**The request**
From the first line of the data below through the line bearing "plt.rcParams['hatch.linewidth'] = 0.9", reproduce each line exactly; do not include pictures.

**Supplied information**
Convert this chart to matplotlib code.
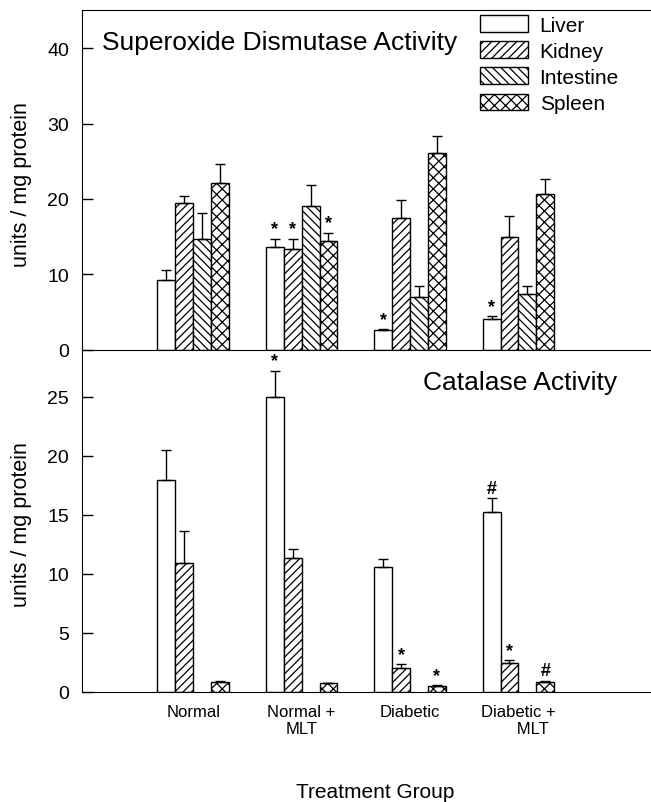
import numpy as np
from matplotlib import pyplot as plt

plt.rcParams['font.family'] = ['Liberation Sans', 'DejaVu Sans']
plt.rcParams['hatch.linewidth'] = 0.9

groups = ['Normal', 'Normal +\nMLT', 'Diabetic', 'Diabetic +\n      MLT']
tissues = ['Liver', 'Kidney', 'Intestine', 'Spleen']
hatches = ['', '////', '\\\\\\\\', 'xxx']

# superoxide dismutase (units / mg protein)
sod_liver = [9.3, 13.6, 2.6, 4.0]
sod_kidney = [19.4, 13.3, 17.5, 14.9]
sod_intestine = [14.7, 19.0, 7.0, 7.4]
sod_spleen = [22.1, 14.4, 26.1, 20.6]
sod_liver_err = [1.2, 1.1, 0.1, 0.4]
sod_kidney_err = [1.0, 1.4, 2.4, 2.9]
sod_intestine_err = [3.4, 2.8, 1.4, 1.1]
sod_spleen_err = [2.5, 1.1, 2.3, 2.1]
sod_liver_sig = ['', '*', '*', '*']
sod_kidney_sig = ['', '*', '', '']
sod_intestine_sig = ['', '', '', '']
sod_spleen_sig = ['', '*', '', '']

# catalase (units / mg protein), intestine not measured
cat_liver = [17.9, 25.0, 10.6, 15.2]
cat_kidney = [10.9, 11.3, 2.0, 2.4]
cat_spleen = [0.83, 0.70, 0.50, 0.83]
cat_liver_err = [2.6, 2.2, 0.6, 1.2]
cat_kidney_err = [2.75, 0.8, 0.3, 0.25]
cat_spleen_err = [0.07, 0.05, 0.05, 0.1]
cat_liver_sig = ['', '*', '', '#']
cat_kidney_sig = ['', '', '*', '*']
cat_spleen_sig = ['', '', '*', '#']

x = np.arange(1, len(groups) + 1)
w = 0.165
offs = np.array([-1.5, -0.5, 0.5, 1.5]) * w

fig = plt.figure(figsize=(6.51, 8.03), dpi=100)
ax1 = fig.add_axes([0.1255, 0.5635, 0.8745, 0.4228])
ax2 = fig.add_axes([0.1255, 0.1376, 0.8745, 0.4259])
ax2.patch.set_alpha(0)


def draw_bars(ax, i, vals, errs, sigs, label=None):
    xs = x + offs[i]
    ax.bar(xs, vals, w, color='white', edgecolor='black', linewidth=1,
           hatch=hatches[i], label=label, zorder=2)
    ax.errorbar(xs, vals, yerr=[np.zeros(len(vals)), errs], fmt='none',
                ecolor='black', elinewidth=1, capsize=3.6, capthick=1, zorder=3)
    for xi, v, e, s in zip(xs, vals, errs, sigs):
        if s:
            ax.annotate(s, (xi, v + e), xytext=(0, 1), textcoords='offset points',
                        ha='center', va='bottom', fontsize=13, fontweight='bold')


draw_bars(ax1, 0, sod_liver, sod_liver_err, sod_liver_sig, 'Liver')
draw_bars(ax1, 1, sod_kidney, sod_kidney_err, sod_kidney_sig, 'Kidney')
draw_bars(ax1, 2, sod_intestine, sod_intestine_err, sod_intestine_sig, 'Intestine')
draw_bars(ax1, 3, sod_spleen, sod_spleen_err, sod_spleen_sig, 'Spleen')

draw_bars(ax2, 0, cat_liver, cat_liver_err, cat_liver_sig)
draw_bars(ax2, 1, cat_kidney, cat_kidney_err, cat_kidney_sig)
draw_bars(ax2, 3, cat_spleen, cat_spleen_err, cat_spleen_sig)

for ax in (ax1, ax2):
    ax.set_xlim(-0.029, 5.223)
    ax.spines['right'].set_visible(False)
    ax.tick_params(axis='y', direction='in', length=8, width=1, labelsize=14, pad=9)
    ax.tick_params(axis='x', length=0)
    ax.set_ylabel('units / mg protein', fontsize=15.5)

ax1.set_ylim(0, 45.1)
ax1.set_yticks([0, 10, 20, 30, 40])
ax1.set_xticks([])
ax1.yaxis.set_label_coords(-0.088, 0.49)
ax1.text(0.035, 0.905, 'Superoxide Dismutase Activity', transform=ax1.transAxes,
         fontsize=19, va='center', ha='left')
ax1.legend(loc='upper left', bbox_to_anchor=(0.70, 0.985), frameon=False,
           fontsize=15, handlelength=2.3, handleheight=0.85, handletextpad=0.55,
           labelspacing=0.32, borderpad=0, borderaxespad=0)

ax2.set_ylim(0, 29.0)
ax2.set_yticks([0, 5, 10, 15, 20, 25])
ax2.set_xticks(x)
ax2.set_xticklabels(groups, fontsize=12)
ax2.tick_params(axis='x', pad=9)
ax2.yaxis.set_label_coords(-0.088, 0.49)
ax2.text(0.94, 0.905, 'Catalase Activity', transform=ax2.transAxes,
         fontsize=19, va='center', ha='right')
ax2.spines['top'].set_visible(False)

fig.text(375 / 651, 1 - 793 / 803, 'Treatment Group', fontsize=15,
         ha='center', va='center')

fig.savefig('out.png', dpi=100)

**Reply**
Convert this chart to matplotlib code.
import numpy as np
from matplotlib import pyplot as plt

plt.rcParams['font.family'] = ['Liberation Sans', 'DejaVu Sans']
plt.rcParams['hatch.linewidth'] = 0.9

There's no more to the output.